Exercise:
Only lines holding the string "this" are wanted; copy each one from the material.
— start Records for the task —
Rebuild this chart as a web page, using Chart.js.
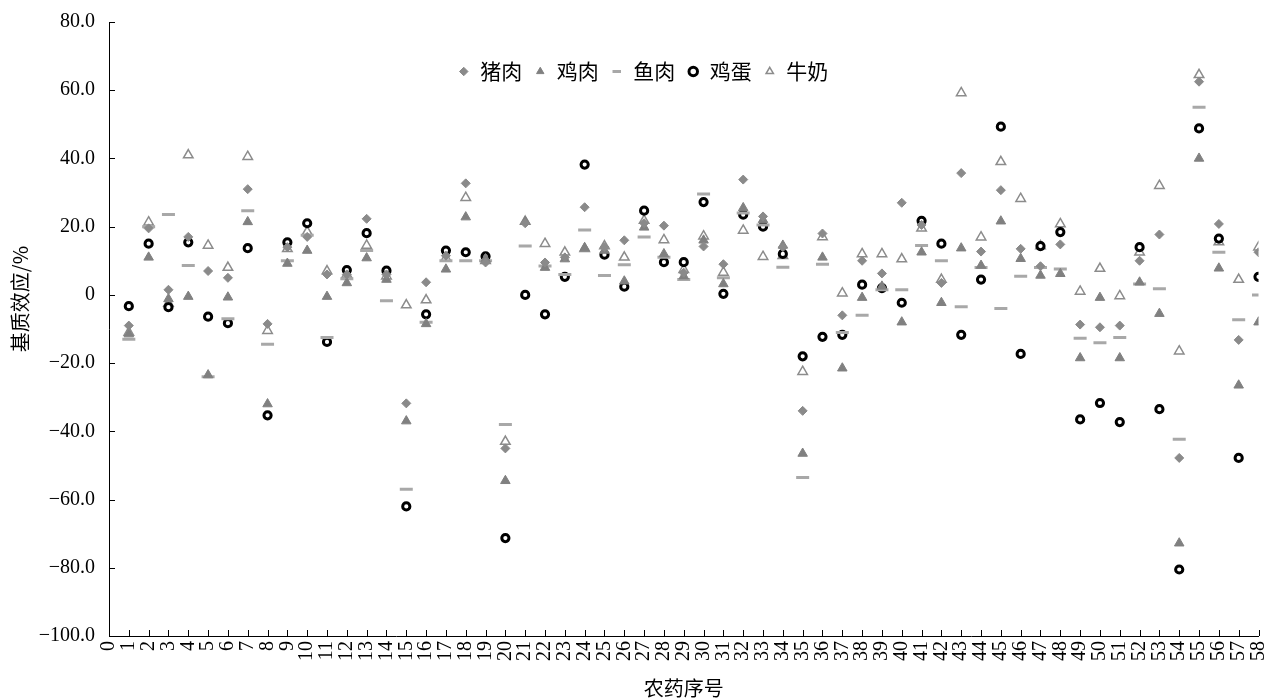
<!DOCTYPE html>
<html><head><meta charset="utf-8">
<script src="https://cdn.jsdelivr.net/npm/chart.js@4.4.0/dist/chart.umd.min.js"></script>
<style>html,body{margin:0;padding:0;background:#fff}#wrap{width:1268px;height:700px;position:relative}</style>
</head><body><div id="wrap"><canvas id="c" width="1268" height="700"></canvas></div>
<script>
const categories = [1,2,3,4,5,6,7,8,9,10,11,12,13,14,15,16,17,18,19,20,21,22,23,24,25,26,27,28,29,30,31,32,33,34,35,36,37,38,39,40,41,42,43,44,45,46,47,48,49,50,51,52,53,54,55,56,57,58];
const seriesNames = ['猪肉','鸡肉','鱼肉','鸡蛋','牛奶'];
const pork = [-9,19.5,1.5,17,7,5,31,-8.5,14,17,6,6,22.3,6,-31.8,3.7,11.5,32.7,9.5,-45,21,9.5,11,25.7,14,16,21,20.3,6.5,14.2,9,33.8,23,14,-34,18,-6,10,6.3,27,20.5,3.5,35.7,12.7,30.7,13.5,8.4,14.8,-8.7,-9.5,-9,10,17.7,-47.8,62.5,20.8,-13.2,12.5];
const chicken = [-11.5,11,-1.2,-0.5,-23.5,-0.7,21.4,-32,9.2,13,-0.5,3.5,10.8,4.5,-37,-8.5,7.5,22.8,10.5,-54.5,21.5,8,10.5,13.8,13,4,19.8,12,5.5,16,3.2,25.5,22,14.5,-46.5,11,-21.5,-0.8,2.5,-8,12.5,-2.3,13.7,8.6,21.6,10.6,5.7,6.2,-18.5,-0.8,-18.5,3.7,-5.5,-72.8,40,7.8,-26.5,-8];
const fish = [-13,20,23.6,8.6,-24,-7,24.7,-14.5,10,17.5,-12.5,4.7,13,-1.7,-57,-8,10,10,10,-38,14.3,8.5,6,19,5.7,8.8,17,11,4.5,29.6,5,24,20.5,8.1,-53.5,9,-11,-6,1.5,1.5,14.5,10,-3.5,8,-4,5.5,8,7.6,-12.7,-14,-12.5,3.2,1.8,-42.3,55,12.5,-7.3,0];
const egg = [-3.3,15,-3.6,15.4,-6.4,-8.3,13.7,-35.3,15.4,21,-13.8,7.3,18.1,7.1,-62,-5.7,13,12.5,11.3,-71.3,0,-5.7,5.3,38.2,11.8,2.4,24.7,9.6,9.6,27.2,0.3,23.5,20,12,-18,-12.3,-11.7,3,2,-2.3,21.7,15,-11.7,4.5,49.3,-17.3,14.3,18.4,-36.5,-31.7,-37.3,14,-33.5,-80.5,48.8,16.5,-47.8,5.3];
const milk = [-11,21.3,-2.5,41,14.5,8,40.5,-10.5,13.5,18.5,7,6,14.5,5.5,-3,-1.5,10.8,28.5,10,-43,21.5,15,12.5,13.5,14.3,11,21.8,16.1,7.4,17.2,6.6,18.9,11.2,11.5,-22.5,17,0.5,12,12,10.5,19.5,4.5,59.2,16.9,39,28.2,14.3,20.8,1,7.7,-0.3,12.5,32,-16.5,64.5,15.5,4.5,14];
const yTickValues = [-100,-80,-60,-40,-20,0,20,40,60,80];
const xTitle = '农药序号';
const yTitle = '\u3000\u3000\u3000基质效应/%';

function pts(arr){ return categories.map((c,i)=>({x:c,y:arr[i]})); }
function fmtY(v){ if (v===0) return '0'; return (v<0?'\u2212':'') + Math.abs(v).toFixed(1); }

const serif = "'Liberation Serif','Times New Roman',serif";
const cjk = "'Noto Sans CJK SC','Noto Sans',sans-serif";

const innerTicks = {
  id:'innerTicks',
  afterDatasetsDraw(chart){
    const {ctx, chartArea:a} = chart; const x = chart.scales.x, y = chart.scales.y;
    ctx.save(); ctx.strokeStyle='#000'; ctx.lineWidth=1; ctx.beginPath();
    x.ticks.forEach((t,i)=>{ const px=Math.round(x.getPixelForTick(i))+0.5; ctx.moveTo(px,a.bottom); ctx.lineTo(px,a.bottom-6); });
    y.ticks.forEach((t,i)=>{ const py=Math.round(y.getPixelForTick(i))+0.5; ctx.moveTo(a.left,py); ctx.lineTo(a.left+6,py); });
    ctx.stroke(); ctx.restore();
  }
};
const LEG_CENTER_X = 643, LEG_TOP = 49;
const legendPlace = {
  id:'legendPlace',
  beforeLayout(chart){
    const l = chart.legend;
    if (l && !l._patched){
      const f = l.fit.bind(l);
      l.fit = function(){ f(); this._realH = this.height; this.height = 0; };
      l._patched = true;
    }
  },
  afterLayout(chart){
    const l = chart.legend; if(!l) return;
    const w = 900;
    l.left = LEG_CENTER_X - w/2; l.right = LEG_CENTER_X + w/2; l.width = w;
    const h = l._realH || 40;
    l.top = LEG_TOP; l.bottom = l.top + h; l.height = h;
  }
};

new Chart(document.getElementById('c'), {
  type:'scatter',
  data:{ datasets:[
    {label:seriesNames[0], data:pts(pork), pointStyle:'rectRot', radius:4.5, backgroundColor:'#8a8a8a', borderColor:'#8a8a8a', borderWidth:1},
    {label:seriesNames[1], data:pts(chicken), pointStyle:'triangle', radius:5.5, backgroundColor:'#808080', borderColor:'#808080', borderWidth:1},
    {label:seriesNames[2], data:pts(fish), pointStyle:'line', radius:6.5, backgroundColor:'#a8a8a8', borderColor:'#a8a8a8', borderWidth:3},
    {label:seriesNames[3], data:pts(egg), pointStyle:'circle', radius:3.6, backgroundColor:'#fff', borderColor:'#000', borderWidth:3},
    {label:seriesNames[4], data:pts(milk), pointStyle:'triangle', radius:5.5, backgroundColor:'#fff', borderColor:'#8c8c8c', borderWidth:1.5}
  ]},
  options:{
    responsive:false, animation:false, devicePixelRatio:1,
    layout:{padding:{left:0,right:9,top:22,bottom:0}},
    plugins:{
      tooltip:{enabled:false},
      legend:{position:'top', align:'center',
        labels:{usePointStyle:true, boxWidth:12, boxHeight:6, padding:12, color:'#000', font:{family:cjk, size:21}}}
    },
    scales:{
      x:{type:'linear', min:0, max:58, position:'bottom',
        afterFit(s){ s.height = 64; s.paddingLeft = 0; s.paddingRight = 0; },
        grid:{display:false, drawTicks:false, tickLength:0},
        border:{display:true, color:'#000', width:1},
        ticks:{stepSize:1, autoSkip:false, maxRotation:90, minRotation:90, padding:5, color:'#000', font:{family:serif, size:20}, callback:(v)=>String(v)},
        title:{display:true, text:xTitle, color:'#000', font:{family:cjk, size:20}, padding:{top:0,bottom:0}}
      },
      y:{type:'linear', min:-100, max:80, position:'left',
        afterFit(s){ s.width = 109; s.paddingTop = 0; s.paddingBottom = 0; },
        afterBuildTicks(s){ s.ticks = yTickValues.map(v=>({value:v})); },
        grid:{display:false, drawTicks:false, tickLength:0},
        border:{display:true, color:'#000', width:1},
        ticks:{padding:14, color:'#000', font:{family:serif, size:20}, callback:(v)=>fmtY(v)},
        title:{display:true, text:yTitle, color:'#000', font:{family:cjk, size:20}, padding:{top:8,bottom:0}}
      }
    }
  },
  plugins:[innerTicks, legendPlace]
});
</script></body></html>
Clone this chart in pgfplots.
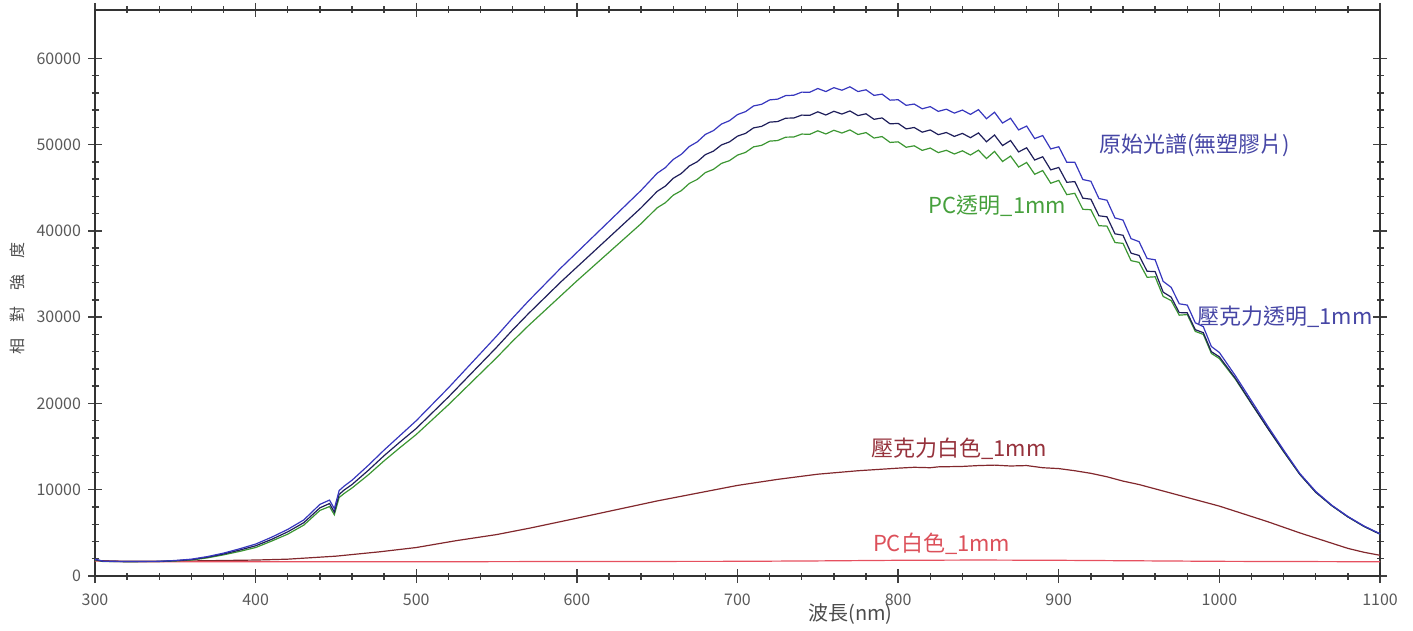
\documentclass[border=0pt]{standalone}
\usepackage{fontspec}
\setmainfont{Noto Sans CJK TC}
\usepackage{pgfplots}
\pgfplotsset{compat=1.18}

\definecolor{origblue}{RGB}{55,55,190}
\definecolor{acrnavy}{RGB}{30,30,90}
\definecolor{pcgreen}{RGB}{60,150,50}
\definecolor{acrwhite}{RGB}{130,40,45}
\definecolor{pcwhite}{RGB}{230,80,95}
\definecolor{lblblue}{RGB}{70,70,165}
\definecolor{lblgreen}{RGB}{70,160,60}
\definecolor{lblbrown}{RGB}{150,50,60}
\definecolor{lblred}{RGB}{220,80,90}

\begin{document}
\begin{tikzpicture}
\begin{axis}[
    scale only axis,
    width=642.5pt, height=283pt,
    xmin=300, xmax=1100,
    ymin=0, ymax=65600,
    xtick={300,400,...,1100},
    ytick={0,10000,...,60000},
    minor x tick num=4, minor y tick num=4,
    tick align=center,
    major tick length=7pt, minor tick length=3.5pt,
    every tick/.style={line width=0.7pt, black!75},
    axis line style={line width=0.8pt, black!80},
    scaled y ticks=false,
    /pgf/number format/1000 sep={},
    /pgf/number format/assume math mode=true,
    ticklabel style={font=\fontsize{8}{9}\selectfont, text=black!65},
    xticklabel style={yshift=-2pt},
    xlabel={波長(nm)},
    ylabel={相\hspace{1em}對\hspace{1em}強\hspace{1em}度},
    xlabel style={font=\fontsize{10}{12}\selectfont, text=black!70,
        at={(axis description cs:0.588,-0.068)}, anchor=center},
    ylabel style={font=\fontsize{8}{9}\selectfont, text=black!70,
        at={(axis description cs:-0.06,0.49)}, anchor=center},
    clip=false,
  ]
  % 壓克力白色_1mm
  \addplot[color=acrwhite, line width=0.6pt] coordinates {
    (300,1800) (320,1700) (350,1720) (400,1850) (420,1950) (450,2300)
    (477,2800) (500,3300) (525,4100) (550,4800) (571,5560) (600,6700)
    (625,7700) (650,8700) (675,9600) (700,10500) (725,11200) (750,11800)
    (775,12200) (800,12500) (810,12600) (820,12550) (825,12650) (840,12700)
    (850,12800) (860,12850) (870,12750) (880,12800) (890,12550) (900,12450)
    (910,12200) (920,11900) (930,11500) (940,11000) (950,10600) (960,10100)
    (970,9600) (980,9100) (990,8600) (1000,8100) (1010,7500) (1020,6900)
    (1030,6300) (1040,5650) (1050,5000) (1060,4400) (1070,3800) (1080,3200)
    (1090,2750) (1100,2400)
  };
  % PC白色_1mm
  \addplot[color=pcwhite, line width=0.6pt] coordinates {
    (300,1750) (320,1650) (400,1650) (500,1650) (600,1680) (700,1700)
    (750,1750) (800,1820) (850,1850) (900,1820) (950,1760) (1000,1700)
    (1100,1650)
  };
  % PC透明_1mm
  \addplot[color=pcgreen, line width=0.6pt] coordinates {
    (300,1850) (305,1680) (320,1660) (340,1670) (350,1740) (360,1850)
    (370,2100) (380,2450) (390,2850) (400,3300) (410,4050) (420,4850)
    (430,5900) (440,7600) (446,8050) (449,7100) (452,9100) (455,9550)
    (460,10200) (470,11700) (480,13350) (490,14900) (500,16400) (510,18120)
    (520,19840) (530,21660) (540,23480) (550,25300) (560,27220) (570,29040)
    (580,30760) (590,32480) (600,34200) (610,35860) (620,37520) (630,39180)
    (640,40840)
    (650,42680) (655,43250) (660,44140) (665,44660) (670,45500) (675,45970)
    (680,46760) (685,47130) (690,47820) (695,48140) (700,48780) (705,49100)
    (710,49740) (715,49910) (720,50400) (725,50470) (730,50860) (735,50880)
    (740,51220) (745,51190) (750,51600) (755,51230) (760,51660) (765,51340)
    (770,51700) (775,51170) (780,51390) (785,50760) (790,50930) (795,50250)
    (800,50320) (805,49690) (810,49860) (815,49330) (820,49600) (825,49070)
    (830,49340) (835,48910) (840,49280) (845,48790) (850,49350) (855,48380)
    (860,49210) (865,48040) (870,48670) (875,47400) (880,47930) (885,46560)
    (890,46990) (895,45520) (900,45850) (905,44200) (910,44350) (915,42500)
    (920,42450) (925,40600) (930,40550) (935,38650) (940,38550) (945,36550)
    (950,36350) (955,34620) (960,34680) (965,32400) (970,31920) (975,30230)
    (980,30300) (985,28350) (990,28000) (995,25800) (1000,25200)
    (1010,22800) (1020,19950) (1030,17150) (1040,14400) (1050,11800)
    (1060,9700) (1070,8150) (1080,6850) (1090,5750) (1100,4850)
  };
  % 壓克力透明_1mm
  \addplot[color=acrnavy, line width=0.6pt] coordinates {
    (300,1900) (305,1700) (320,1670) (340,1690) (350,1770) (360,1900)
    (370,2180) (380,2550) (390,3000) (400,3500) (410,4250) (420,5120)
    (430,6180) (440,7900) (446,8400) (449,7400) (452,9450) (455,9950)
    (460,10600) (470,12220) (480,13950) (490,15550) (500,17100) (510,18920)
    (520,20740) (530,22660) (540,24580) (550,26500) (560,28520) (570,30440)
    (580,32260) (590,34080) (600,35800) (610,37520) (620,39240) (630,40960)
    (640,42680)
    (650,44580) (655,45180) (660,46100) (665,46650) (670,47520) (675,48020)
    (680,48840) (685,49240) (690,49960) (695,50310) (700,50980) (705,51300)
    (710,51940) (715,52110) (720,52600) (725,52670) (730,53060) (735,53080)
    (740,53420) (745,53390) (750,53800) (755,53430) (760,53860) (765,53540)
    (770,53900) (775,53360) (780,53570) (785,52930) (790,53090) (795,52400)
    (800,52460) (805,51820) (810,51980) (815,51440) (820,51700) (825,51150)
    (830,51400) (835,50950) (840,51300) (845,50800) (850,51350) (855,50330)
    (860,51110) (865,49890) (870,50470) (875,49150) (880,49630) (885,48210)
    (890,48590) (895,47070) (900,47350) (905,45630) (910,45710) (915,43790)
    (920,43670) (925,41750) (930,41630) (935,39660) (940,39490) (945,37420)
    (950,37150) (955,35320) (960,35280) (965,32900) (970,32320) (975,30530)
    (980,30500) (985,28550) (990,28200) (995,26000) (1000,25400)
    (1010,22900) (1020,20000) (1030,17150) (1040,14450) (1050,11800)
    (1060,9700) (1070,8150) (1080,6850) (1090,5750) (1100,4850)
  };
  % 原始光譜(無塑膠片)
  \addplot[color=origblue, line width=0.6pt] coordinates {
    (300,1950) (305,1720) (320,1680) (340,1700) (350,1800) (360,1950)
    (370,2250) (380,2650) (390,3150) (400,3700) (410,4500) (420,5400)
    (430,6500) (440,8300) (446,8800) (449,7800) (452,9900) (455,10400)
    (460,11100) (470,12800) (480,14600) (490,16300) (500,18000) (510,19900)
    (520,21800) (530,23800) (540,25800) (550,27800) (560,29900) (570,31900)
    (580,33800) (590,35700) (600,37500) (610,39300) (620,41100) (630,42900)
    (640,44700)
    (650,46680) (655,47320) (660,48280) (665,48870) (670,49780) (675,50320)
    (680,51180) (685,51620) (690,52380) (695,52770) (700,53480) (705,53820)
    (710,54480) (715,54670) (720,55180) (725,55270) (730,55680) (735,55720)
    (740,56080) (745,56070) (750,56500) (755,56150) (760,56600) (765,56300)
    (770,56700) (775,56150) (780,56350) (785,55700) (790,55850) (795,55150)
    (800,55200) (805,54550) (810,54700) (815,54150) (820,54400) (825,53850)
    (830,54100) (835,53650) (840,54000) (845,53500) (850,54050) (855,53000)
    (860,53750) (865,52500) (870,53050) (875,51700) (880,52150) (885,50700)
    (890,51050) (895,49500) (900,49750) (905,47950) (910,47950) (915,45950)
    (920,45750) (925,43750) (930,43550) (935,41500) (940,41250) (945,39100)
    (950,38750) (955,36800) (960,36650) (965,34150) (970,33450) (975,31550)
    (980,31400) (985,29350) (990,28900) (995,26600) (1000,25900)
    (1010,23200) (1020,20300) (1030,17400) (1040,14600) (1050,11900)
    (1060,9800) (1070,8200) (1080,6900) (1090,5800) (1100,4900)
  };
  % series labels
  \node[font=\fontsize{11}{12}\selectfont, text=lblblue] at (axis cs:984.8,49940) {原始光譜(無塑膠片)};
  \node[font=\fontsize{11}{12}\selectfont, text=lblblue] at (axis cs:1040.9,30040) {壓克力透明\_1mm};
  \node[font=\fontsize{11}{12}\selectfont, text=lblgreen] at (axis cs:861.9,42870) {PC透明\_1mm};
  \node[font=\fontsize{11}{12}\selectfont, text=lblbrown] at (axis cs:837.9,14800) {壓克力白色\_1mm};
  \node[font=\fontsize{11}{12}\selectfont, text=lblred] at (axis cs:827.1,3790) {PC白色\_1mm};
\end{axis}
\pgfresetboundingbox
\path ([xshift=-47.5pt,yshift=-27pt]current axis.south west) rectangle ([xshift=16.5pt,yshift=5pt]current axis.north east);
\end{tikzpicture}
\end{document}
— end Records for the task —
Reply to the task:
Rebuild this chart as a web page, using Chart.js.
      l.fit = function(){ f(); this._realH = this.height; this.height = 0; };
Clone this chart in pgfplots.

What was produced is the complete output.